Reputation: 109
I have 2 dataframes like these:
df1 = pd.DataFrame(data = {'col1' : ['finance', 'accounting'], 'col2' : ['f1', 'a1']})
df2 = pd.DataFrame(data = {'col1' : ['finance', 'finance', 'finance', 'accounting', 'accounting','IT','IT'], 'col2' : ['f1','f2','f3','a1,'a2','I1','I2']})
df1
col1 col2
0 finance f1
1 accounting a1
df2
col1 col2
0 finance f1
1 finance f2
2 finance f3
3 accounting a1
4 accounting a2
5 IT I1
6 IT I2
I would like to do LEFT JOIN on col1 and ANTI-JOIN on col2. The output should look like this:
col1 col2
finance f2
finance f3
accounting a2
Could someone please help me how to do it properly in pandas. I tried both join
and merge
in pandas but it hasn't worked for me.
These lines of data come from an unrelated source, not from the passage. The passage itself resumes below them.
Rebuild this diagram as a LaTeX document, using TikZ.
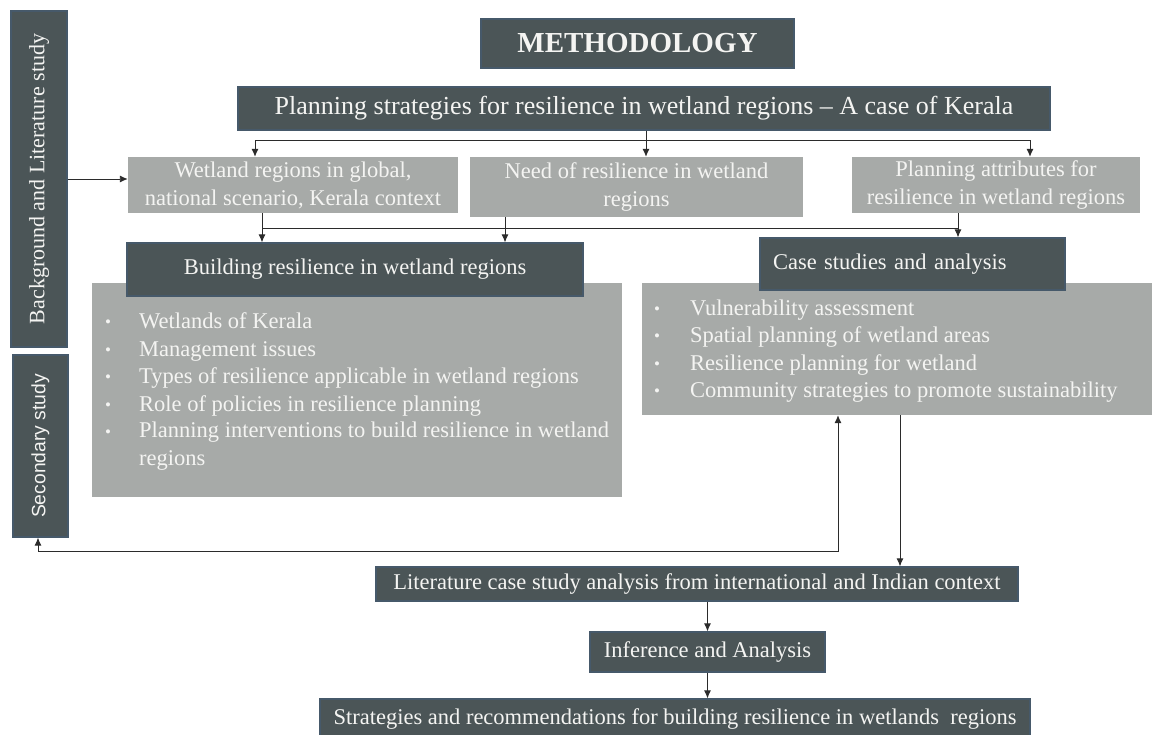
\documentclass[tikz,border=0pt]{standalone}
\usepackage{fontspec}
\setmainfont{Liberation Serif}
\setsansfont{Liberation Sans}
\usetikzlibrary{arrows.meta}
\definecolor{darkfill}{HTML}{4B5557}
\definecolor{darkedge}{HTML}{46596A}
\definecolor{grayfill}{HTML}{A7AAA8}
\definecolor{txtwhite}{HTML}{F4F4F2}
\definecolor{linec}{HTML}{2B2B2B}
\begin{document}
\begin{tikzpicture}[x=1pt,y=-1pt,
 darkbox/.style={draw=darkedge, line width=1.2pt, fill=darkfill, text=txtwhite, inner sep=0pt, align=center, font=\fontsize{22.5}{26}\selectfont},
 graybox/.style={draw=none, fill=grayfill, text=txtwhite, inner sep=0pt, align=center, font=\fontsize{22.5}{28}\selectfont},
 conn/.style={draw=linec, line width=0.9pt},
 arr/.style={conn, -{Latex[length=8pt,width=7pt]}},
 arrboth/.style={conn, {Latex[length=8pt,width=7pt]}-{Latex[length=8pt,width=7pt]}},
 btxt/.style={text=txtwhite, inner sep=0pt, anchor=base west, font=\fontsize{22.5}{26}\selectfont},
 bdot/.style={text=txtwhite, inner sep=0pt, anchor=base, font=\fontsize{17}{20}\selectfont},
]
\clip (0,0) rectangle (1152,735);
\useasboundingbox (0,0) rectangle (1152,735);

% side bars
\node[darkbox, minimum width=56, minimum height=336] (bg) at (39,179) {};
\node[rotate=90, text=txtwhite, inner sep=0pt, font=\fontsize{22}{26}\selectfont] (bgt) at (bg.center) {Background and Literature study};
\node[darkbox, minimum width=55, minimum height=182] (sec) at (40.5,446) {};
\node[rotate=90, text=txtwhite, inner sep=0pt, font=\sffamily\fontsize{19.3}{22}\selectfont] (sect) at (sec.center) {Secondary study};

% title boxes
\node[darkbox, minimum width=313, minimum height=49, font=\bfseries\fontsize{29}{33}\selectfont] (meth) at (637.5,43.5) {METHODOLOGY};
\node[darkbox, minimum width=812, minimum height=43, font=\fontsize{26}{30}\selectfont] (plan) at (644,108.5) {Planning strategies for resilience in wetland regions -- A case of Kerala};

% second row
\node[graybox, minimum width=330, minimum height=56] (wet) at (293,185) {Wetland regions in global,\\ national scenario, Kerala context};
\node[graybox, minimum width=333, minimum height=60] (need) at (636.5,187) {Need of resilience in wetland\\ regions};
\node[graybox, minimum width=288, minimum height=56] (attr) at (996,185) {Planning attributes for\\ resilience in wetland regions};

% building resilience
\node[graybox, minimum width=530, minimum height=214] (blist) at (357,390) {};
\node[darkbox, minimum width=456, minimum height=53] (build) at (355,269.5) {Building resilience in wetland regions};
\foreach \t/\y [count=\i] in {Wetlands of Kerala/329, Management issues/357, Types of resilience applicable in wetland regions/384, Role of policies in resilience planning/411, Planning interventions to build resilience in wetland/438}{
  \node[bdot] (bd\i) at (108,\y-1) {\textbullet};
  \node[btxt] (bt\i) at (139,\y) {\t};
}
\node[btxt] (bt6) at (139,465) {regions};

% case studies
\node[graybox, minimum width=510, minimum height=132] (clist) at (897,349) {};
\node[darkbox, minimum width=305, minimum height=52, text width=279, align=left] (case) at (912.5,264) {Case studies and analysis};
\foreach \t/\y [count=\i] in {Vulnerability assessment/316, Spatial planning of wetland areas/343, Resilience planning for wetland/371, Community strategies to promote sustainability/398}{
  \node[bdot] (cd\i) at (657,\y-1) {\textbullet};
  \node[btxt] (ct\i) at (690,\y) {\t};
}

% bottom chain
\node[darkbox, minimum width=642, minimum height=34] (lit) at (697,584) {Literature case study analysis from international and Indian context};
\node[darkbox, minimum width=235, minimum height=40] (inf) at (707.5,652) {Inference and Analysis};
\node[darkbox, minimum width=710, minimum height=40] (strat) at (675,719) {Strategies and recommendations for building resilience in wetlands\ \ regions};

% connectors: plan -> row 2
\coordinate (pj) at (646,140);
\draw[conn] (plan.south -| pj) -- (pj);
\draw[arr] (pj) -| ([xshift=-38pt]wet.north);
\draw[arr] (pj) -- (pj |- need.north);
\draw[arr] (pj) -| ([xshift=34pt]attr.north);

% row 2 -> building / case
\coordinate (h1) at (262,228);
\coordinate (h2) at (505,228);
\coordinate (h3) at (958,228);
\draw[conn] (wet.south -| h1) -- (h1) -- (h3);
\draw[conn] (attr.south -| h3) -- (h3);
\draw[arr] (h1) -- (h1 |- build.north);
\draw[arr] (need.south -| h2) -- (h2 |- build.north);
\draw[arr] (h3) -- (h3 |- case.north);

% background -> wetland
\draw[arr] (bg.east) -- (bg.east -| wet.west);

% case list -> literature
\coordinate (cx) at (900,0);
\draw[arr] (clist.south -| cx) -- (lit.north -| cx);

% feedback loop
\coordinate (fb) at (838,551);
\coordinate (fs) at (38,0);
\draw[arrboth] (sec.south -| fs) |- (fb) -- (clist.south -| fb);

% chain
\draw[arr] (lit.south -| inf.north) -- (inf.north);
\draw[arr] (inf.south) -- (inf.south |- strat.north);
\end{tikzpicture}
\end{document}
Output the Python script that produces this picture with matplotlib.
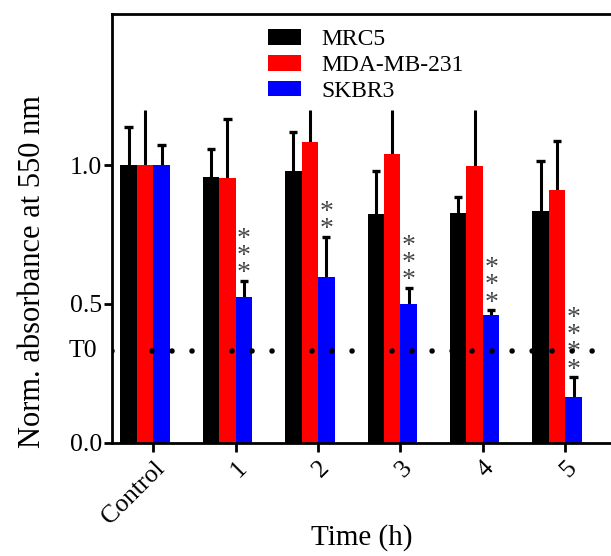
"""Normalised absorbance at 550 nm over time for three cell lines (grouped bars)."""

import numpy as np
import matplotlib.pyplot as plt

SERIF = "Liberation Serif"

# ---------------------------------------------------------------------------
# Data
# ---------------------------------------------------------------------------
groups = ["Control", "1", "2", "3", "4", "5"]
series = ["MRC5", "MDA-MB-231", "SKBR3"]

mrc5_mean = [1.00, 0.956, 0.979, 0.822, 0.828, 0.836]
mrc5_sd = [0.138, 0.100, 0.141, 0.157, 0.058, 0.179]

mda_mean = [1.00, 0.952, 1.084, 1.039, 0.996, 0.909]
mda_sd = [0.25, 0.214, 0.20, 0.22, 0.25, 0.178]

skbr3_mean = [1.00, 0.526, 0.598, 0.500, 0.460, 0.166]
skbr3_sd = [0.074, 0.057, 0.144, 0.058, 0.018, 0.070]

# significance stars over SKBR3 bars (count per group)
skbr3_stars = [0, 3, 2, 3, 3, 4]

t0_level = 0.330
err_clip = 1.20   # error bars are cut off (no cap) at this level

colors = ["#000000", "#FF0000", "#0000FF"]


def main():
    fig = plt.figure(figsize=(6.11, 5.56), dpi=100)
    ax = fig.add_axes([0.1828, 0.2038, 0.8172, 0.771])

    x = np.arange(len(groups))
    width = 0.2
    offsets = [-0.4, -0.2, 0.0]
    means = [mrc5_mean, mda_mean, skbr3_mean]
    sds = [mrc5_sd, mda_sd, skbr3_sd]

    for name, m, s, off, col in zip(series, means, sds, offsets, colors):
        m = np.asarray(m)
        top = m + np.asarray(s)
        xc = x + off + width / 2
        ax.bar(x + off, m, width=width, align="edge", color=col,
               edgecolor="none", label=name, zorder=2)
        shown = np.minimum(top, err_clip)
        ax.vlines(xc, m, shown, color="black", lw=2.2, zorder=1)
        capped = top < err_clip
        ax.hlines(top[capped], xc[capped] - 0.05, xc[capped] + 0.05,
                  color="black", lw=2.4, zorder=1)

    # significance stars
    sk_top = np.asarray(skbr3_mean) + np.asarray(skbr3_sd)
    for i, n in enumerate(skbr3_stars):
        if n == 0:
            continue
        ax.annotate("\n".join(["*"] * n),
                    xy=(x[i] + offsets[2] + width / 2, sk_top[i]),
                    xytext=(0, -4), textcoords="offset points",
                    ha="center", va="bottom", fontsize=20, family=SERIF,
                    color="#454545", linespacing=0.6)

    # T0 reference line
    ax.axhline(t0_level, color="black", lw=4.0,
               linestyle=(0, (0.001, 3.6)), dash_capstyle="round",
               zorder=3)

    ax.set_xlim(-0.505, 5.555)
    ax.set_ylim(0, 1.544)

    ax.set_yticks([0.0, 0.5, 1.0])
    ax.set_yticklabels(["0.0", "0.5", "1.0"])
    ax.text(-0.029, t0_level, "T0", transform=ax.get_yaxis_transform(),
            ha="right", va="center", fontsize=18.5, family=SERIF)

    ax.set_xticks(x)
    ax.set_xticklabels(groups, rotation=45, ha="right",
                       rotation_mode="anchor")

    for lab in ax.get_xticklabels() + ax.get_yticklabels():
        lab.set_family(SERIF)
        lab.set_fontsize(18.5)

    ax.tick_params(axis="y", direction="out", length=6, width=2, pad=1)
    ax.tick_params(axis="x", direction="out", length=6.5, width=2, pad=4)

    for side in ["left", "bottom", "top"]:
        ax.spines[side].set_linewidth(2.0)
    ax.spines["right"].set_visible(False)

    ax.set_ylabel("Norm. absorbance at 550 nm", family=SERIF, fontsize=22)
    ax.yaxis.set_label_coords(-0.13, 0.40)
    ax.set_xlabel("Time (h)", family=SERIF, fontsize=21, labelpad=-3)

    ax.legend(loc="upper left", bbox_to_anchor=(0.3136, 0.964),
              frameon=False, prop={"family": SERIF, "size": 17},
              handlelength=1.4, handleheight=0.62,
              handletextpad=0.85, labelspacing=0.2,
              borderaxespad=0.0, borderpad=0.0)

    fig.savefig("out.png", dpi=100, facecolor="white")
    plt.close(fig)


if __name__ == "__main__":
    main()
Thanks in advance.
Upvotes: 0
Views: 219
Reputation: 9379
Just for fun, here's another way (other than the really elegant solution by @mozway):
df2 = ( df2
.reset_index() # save index as column 'index'
.set_index('col1') # make 'col1' the index
.loc[df1.col1,:] # filter for 'col1' values in df1
.set_index('col2', append=True) # add 'col2' to the index
.drop(index=df1.
set_index(list(df1.columns))
.index) # create a multi-index from df1 and drop all matches from df2
.reset_index() # make 'col1' and col2' columns again
.set_index('index') # make 'index' the index again
.rename_axis(index=None) ) # make the index anonymous
Output:
col1 col2
1 finance f2
2 finance f3
4 accounting a2
Upvotes: 0
Reputation: 260890
You can merge
and filter:
(df1.merge(df2, on='col1', suffixes=('_', None))
.loc[lambda d: d['col2'] != d.pop('col2_')]
)
Output:
col1 col2
1 finance f2
2 finance f3
4 accounting a2
Upvotes: 2